▶ _What is needed_: Skip every picture and transcribe the remaining material exactly.

[start]

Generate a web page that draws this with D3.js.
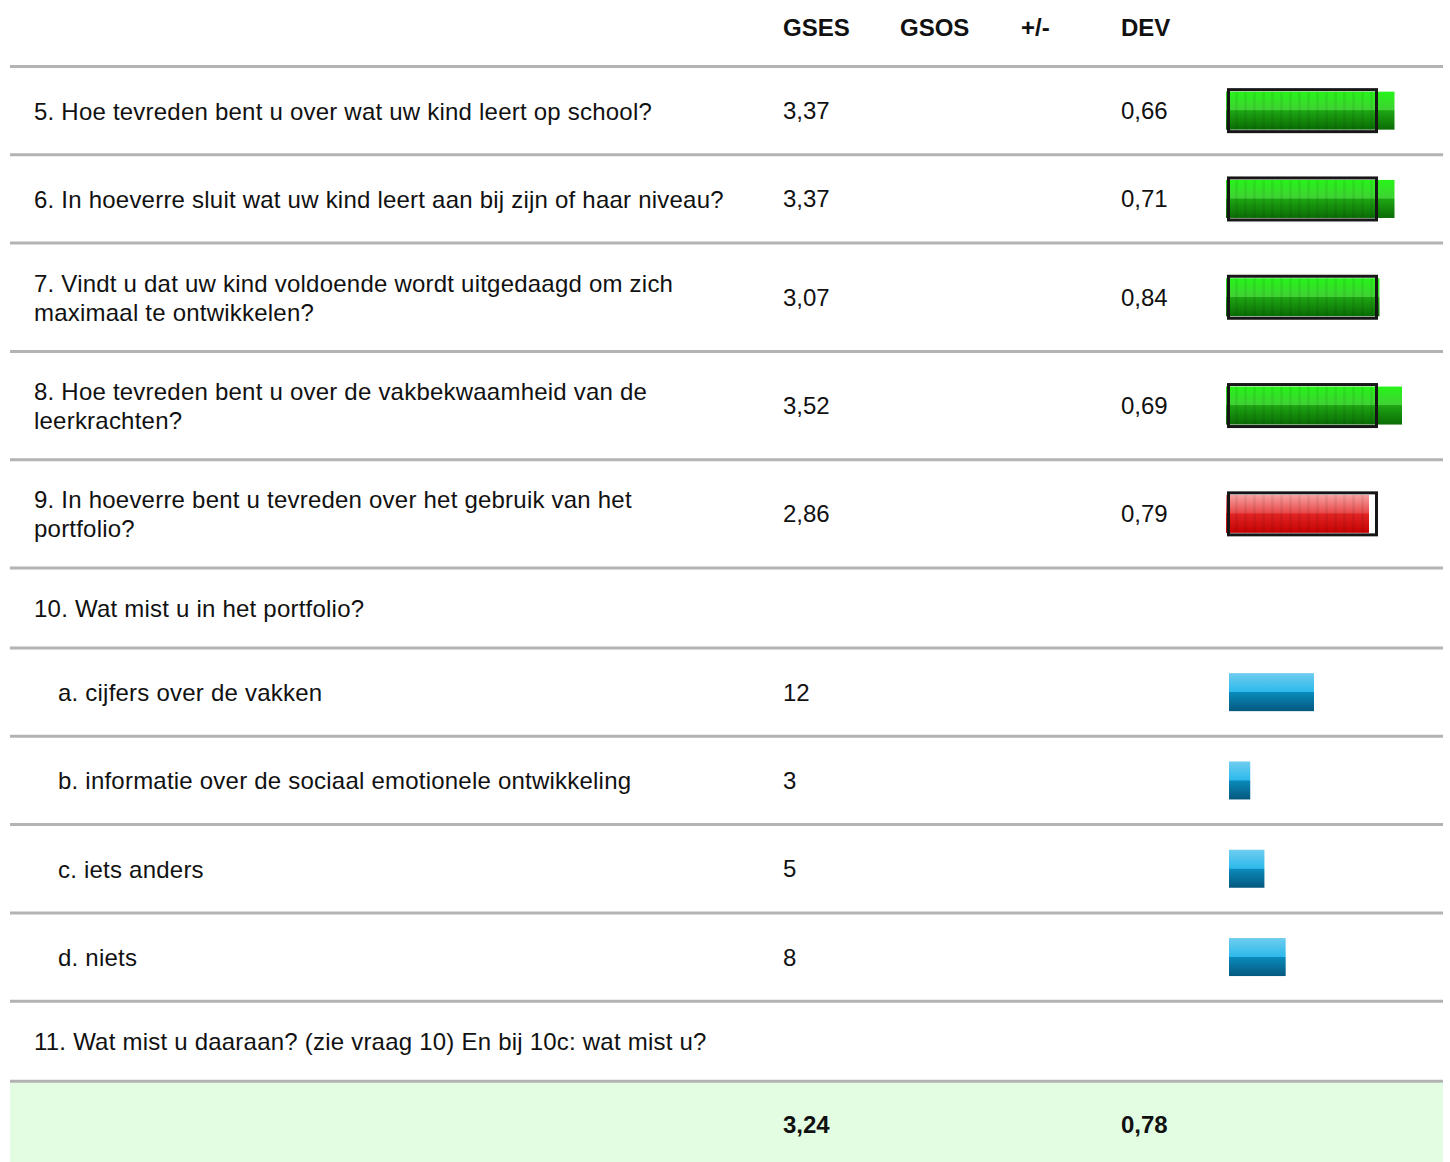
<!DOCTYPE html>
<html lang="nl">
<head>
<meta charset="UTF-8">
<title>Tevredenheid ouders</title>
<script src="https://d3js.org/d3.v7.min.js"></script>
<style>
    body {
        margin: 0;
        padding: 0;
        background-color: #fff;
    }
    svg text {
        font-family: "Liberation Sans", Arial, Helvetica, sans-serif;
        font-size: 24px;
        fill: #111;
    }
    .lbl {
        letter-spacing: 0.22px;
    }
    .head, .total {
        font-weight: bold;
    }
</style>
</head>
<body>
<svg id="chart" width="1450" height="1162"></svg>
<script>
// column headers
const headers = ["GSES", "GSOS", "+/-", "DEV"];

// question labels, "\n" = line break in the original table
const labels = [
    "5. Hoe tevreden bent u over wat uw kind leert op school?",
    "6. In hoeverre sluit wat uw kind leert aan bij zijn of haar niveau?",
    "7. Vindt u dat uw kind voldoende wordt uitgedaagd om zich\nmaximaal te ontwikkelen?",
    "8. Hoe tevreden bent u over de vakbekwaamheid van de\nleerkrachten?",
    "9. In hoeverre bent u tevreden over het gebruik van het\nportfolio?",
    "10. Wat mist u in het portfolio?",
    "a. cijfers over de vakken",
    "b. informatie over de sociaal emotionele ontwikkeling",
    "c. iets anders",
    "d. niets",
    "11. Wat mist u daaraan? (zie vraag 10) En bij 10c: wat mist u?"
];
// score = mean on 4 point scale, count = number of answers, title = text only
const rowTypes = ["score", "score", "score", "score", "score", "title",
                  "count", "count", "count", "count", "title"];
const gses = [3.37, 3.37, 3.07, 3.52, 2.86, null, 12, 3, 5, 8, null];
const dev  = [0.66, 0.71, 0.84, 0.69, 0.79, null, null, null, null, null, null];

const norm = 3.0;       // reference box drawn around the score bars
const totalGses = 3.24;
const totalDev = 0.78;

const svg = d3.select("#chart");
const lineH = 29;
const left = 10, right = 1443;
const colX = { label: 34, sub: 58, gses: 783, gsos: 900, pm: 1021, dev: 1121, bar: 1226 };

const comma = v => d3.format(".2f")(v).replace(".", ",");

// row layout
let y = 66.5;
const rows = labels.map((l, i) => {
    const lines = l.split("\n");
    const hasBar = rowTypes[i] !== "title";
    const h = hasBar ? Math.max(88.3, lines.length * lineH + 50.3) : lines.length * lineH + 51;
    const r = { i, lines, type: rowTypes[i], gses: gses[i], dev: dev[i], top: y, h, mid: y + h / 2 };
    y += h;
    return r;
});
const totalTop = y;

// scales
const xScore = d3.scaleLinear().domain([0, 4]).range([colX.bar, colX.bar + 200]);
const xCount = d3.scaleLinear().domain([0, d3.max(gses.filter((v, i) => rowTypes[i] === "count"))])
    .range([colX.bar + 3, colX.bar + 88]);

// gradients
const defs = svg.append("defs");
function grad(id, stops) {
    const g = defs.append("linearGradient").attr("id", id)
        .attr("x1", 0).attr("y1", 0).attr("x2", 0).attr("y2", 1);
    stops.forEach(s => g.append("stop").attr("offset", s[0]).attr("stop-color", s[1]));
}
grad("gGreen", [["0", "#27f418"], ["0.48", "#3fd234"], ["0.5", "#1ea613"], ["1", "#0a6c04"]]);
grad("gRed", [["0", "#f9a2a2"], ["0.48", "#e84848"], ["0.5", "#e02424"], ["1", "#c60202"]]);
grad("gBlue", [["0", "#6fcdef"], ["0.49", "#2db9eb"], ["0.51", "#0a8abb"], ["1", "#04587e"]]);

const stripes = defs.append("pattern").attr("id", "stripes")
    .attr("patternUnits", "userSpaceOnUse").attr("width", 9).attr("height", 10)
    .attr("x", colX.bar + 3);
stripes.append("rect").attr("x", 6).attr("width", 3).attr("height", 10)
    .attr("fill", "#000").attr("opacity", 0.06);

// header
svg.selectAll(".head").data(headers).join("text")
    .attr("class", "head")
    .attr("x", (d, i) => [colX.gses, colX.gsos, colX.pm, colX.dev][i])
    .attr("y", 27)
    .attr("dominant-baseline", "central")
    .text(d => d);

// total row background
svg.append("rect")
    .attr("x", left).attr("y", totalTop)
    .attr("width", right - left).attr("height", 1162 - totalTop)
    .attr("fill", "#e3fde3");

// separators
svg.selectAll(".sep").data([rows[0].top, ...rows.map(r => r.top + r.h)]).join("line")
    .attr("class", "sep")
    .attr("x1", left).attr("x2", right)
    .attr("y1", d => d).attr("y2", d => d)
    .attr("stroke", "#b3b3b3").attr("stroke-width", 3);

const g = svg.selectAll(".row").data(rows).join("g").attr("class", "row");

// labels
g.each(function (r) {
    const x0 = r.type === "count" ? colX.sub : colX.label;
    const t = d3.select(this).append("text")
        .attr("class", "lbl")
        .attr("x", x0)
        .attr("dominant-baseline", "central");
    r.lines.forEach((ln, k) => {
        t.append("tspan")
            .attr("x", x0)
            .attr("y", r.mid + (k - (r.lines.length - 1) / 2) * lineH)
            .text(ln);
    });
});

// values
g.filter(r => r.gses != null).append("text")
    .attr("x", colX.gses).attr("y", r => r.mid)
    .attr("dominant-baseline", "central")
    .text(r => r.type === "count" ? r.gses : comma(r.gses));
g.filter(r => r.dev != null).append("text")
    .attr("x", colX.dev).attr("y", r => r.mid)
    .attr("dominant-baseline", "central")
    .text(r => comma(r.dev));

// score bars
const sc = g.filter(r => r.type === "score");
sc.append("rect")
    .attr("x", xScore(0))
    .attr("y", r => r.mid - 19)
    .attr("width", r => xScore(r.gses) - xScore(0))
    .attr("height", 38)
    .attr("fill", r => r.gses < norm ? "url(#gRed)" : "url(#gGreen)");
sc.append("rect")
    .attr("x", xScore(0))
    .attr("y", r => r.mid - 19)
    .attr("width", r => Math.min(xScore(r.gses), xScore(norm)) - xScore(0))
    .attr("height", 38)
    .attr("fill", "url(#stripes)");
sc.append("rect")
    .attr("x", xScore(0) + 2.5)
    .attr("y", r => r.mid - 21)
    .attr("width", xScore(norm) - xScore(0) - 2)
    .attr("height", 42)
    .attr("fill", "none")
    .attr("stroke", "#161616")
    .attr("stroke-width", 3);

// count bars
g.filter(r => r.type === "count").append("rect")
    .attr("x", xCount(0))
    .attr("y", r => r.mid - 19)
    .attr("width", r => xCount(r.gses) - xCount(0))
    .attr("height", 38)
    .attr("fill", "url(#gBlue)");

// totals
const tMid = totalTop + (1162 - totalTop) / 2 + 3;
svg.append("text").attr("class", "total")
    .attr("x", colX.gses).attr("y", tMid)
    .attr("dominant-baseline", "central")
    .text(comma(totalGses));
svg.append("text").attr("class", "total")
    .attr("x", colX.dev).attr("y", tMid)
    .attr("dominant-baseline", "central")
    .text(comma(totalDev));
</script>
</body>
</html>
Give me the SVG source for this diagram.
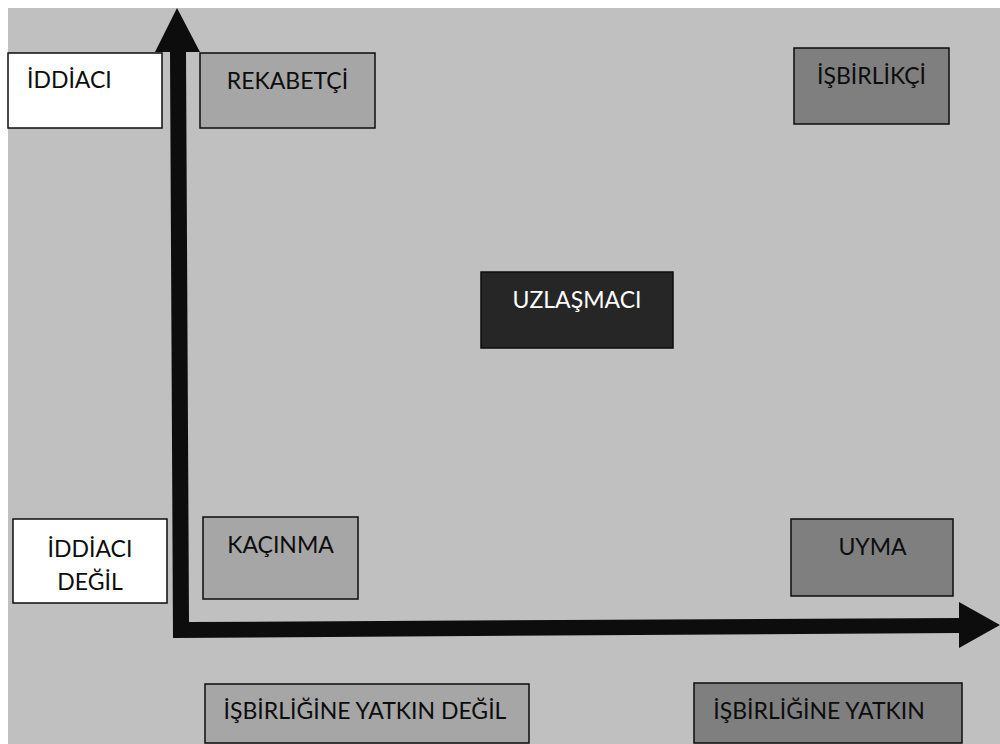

[end]

▶ _Full answer_:
Generate a web page that draws this with D3.js.
<!DOCTYPE html>
<html lang="nl">
<head>
<meta charset="UTF-8">
<title>Tevredenheid ouders</title>
<script src="https://d3js.org/d3.v7.min.js"></script>
<style>
    body {
        margin: 0;
        padding: 0;
        background-color: #fff;
    }
    svg text {
        font-family: "Liberation Sans", Arial, Helvetica, sans-serif;
        font-size: 24px;
        fill: #111;
    }
    .lbl {
        letter-spacing: 0.22px;
    }
    .head, .total {
        font-weight: bold;
    }
</style>
</head>
<body>
<svg id="chart" width="1450" height="1162"></svg>
<script>
// column headers
const headers = ["GSES", "GSOS", "+/-", "DEV"];

// question labels, "\n" = line break in the original table
const labels = [
    "5. Hoe tevreden bent u over wat uw kind leert op school?",
    "6. In hoeverre sluit wat uw kind leert aan bij zijn of haar niveau?",
    "7. Vindt u dat uw kind voldoende wordt uitgedaagd om zich\nmaximaal te ontwikkelen?",
    "8. Hoe tevreden bent u over de vakbekwaamheid van de\nleerkrachten?",
    "9. In hoeverre bent u tevreden over het gebruik van het\nportfolio?",
    "10. Wat mist u in het portfolio?",
    "a. cijfers over de vakken",
    "b. informatie over de sociaal emotionele ontwikkeling",
    "c. iets anders",
    "d. niets",
    "11. Wat mist u daaraan? (zie vraag 10) En bij 10c: wat mist u?"
];
// score = mean on 4 point scale, count = number of answers, title = text only
const rowTypes = ["score", "score", "score", "score", "score", "title",
                  "count", "count", "count", "count", "title"];
const gses = [3.37, 3.37, 3.07, 3.52, 2.86, null, 12, 3, 5, 8, null];
const dev  = [0.66, 0.71, 0.84, 0.69, 0.79, null, null, null, null, null, null];

const norm = 3.0;       // reference box drawn around the score bars
const totalGses = 3.24;
const totalDev = 0.78;

const svg = d3.select("#chart");
const lineH = 29;
const left = 10, right = 1443;
const colX = { label: 34, sub: 58, gses: 783, gsos: 900, pm: 1021, dev: 1121, bar: 1226 };

const comma = v => d3.format(".2f")(v).replace(".", ",");

// row layout
let y = 66.5;
const rows = labels.map((l, i) => {
    const lines = l.split("\n");
    const hasBar = rowTypes[i] !== "title";
    const h = hasBar ? Math.max(88.3, lines.length * lineH + 50.3) : lines.length * lineH + 51;
    const r = { i, lines, type: rowTypes[i], gses: gses[i], dev: dev[i], top: y, h, mid: y + h / 2 };
    y += h;
    return r;
});
const totalTop = y;

// scales
const xScore = d3.scaleLinear().domain([0, 4]).range([colX.bar, colX.bar + 200]);
const xCount = d3.scaleLinear().domain([0, d3.max(gses.filter((v, i) => rowTypes[i] === "count"))])
    .range([colX.bar + 3, colX.bar + 88]);

// gradients
const defs = svg.append("defs");
function grad(id, stops) {
    const g = defs.append("linearGradient").attr("id", id)
        .attr("x1", 0).attr("y1", 0).attr("x2", 0).attr("y2", 1);
    stops.forEach(s => g.append("stop").attr("offset", s[0]).attr("stop-color", s[1]));
}
grad("gGreen", [["0", "#27f418"], ["0.48", "#3fd234"], ["0.5", "#1ea613"], ["1", "#0a6c04"]]);
grad("gRed", [["0", "#f9a2a2"], ["0.48", "#e84848"], ["0.5", "#e02424"], ["1", "#c60202"]]);
grad("gBlue", [["0", "#6fcdef"], ["0.49", "#2db9eb"], ["0.51", "#0a8abb"], ["1", "#04587e"]]);

const stripes = defs.append("pattern").attr("id", "stripes")
    .attr("patternUnits", "userSpaceOnUse").attr("width", 9).attr("height", 10)
    .attr("x", colX.bar + 3);
stripes.append("rect").attr("x", 6).attr("width", 3).attr("height", 10)
    .attr("fill", "#000").attr("opacity", 0.06);

// header
svg.selectAll(".head").data(headers).join("text")
    .attr("class", "head")
    .attr("x", (d, i) => [colX.gses, colX.gsos, colX.pm, colX.dev][i])
    .attr("y", 27)
    .attr("dominant-baseline", "central")
    .text(d => d);

// total row background
svg.append("rect")
    .attr("x", left).attr("y", totalTop)
    .attr("width", right - left).attr("height", 1162 - totalTop)
    .attr("fill", "#e3fde3");

// separators
svg.selectAll(".sep").data([rows[0].top, ...rows.map(r => r.top + r.h)]).join("line")
    .attr("class", "sep")
    .attr("x1", left).attr("x2", right)
    .attr("y1", d => d).attr("y2", d => d)
    .attr("stroke", "#b3b3b3").attr("stroke-width", 3);

const g = svg.selectAll(".row").data(rows).join("g").attr("class", "row");

// labels
g.each(function (r) {
    const x0 = r.type === "count" ? colX.sub : colX.label;
    const t = d3.select(this).append("text")
        .attr("class", "lbl")
        .attr("x", x0)
        .attr("dominant-baseline", "central");
    r.lines.forEach((ln, k) => {
        t.append("tspan")
            .attr("x", x0)
            .attr("y", r.mid + (k - (r.lines.length - 1) / 2) * lineH)
            .text(ln);
    });
});

// values
g.filter(r => r.gses != null).append("text")
    .attr("x", colX.gses).attr("y", r => r.mid)
    .attr("dominant-baseline", "central")
    .text(r => r.type === "count" ? r.gses : comma(r.gses));
g.filter(r => r.dev != null).append("text")
    .attr("x", colX.dev).attr("y", r => r.mid)
    .attr("dominant-baseline", "central")
    .text(r => comma(r.dev));

// score bars
const sc = g.filter(r => r.type === "score");
sc.append("rect")
    .attr("x", xScore(0))
    .attr("y", r => r.mid - 19)
    .attr("width", r => xScore(r.gses) - xScore(0))
    .attr("height", 38)
    .attr("fill", r => r.gses < norm ? "url(#gRed)" : "url(#gGreen)");
sc.append("rect")
    .attr("x", xScore(0))
    .attr("y", r => r.mid - 19)
    .attr("width", r => Math.min(xScore(r.gses), xScore(norm)) - xScore(0))
    .attr("height", 38)
    .attr("fill", "url(#stripes)");
sc.append("rect")
    .attr("x", xScore(0) + 2.5)
    .attr("y", r => r.mid - 21)
    .attr("width", xScore(norm) - xScore(0) - 2)
    .attr("height", 42)
    .attr("fill", "none")
    .attr("stroke", "#161616")
    .attr("stroke-width", 3);

// count bars
g.filter(r => r.type === "count").append("rect")
    .attr("x", xCount(0))
    .attr("y", r => r.mid - 19)
    .attr("width", r => xCount(r.gses) - xCount(0))
    .attr("height", 38)
    .attr("fill", "url(#gBlue)");

// totals
const tMid = totalTop + (1162 - totalTop) / 2 + 3;
svg.append("text").attr("class", "total")
    .attr("x", colX.gses).attr("y", tMid)
    .attr("dominant-baseline", "central")
    .text(comma(totalGses));
svg.append("text").attr("class", "total")
    .attr("x", colX.dev).attr("y", tMid)
    .attr("dominant-baseline", "central")
    .text(comma(totalDev));
</script>
</body>
</html>
Give me the SVG source for this diagram.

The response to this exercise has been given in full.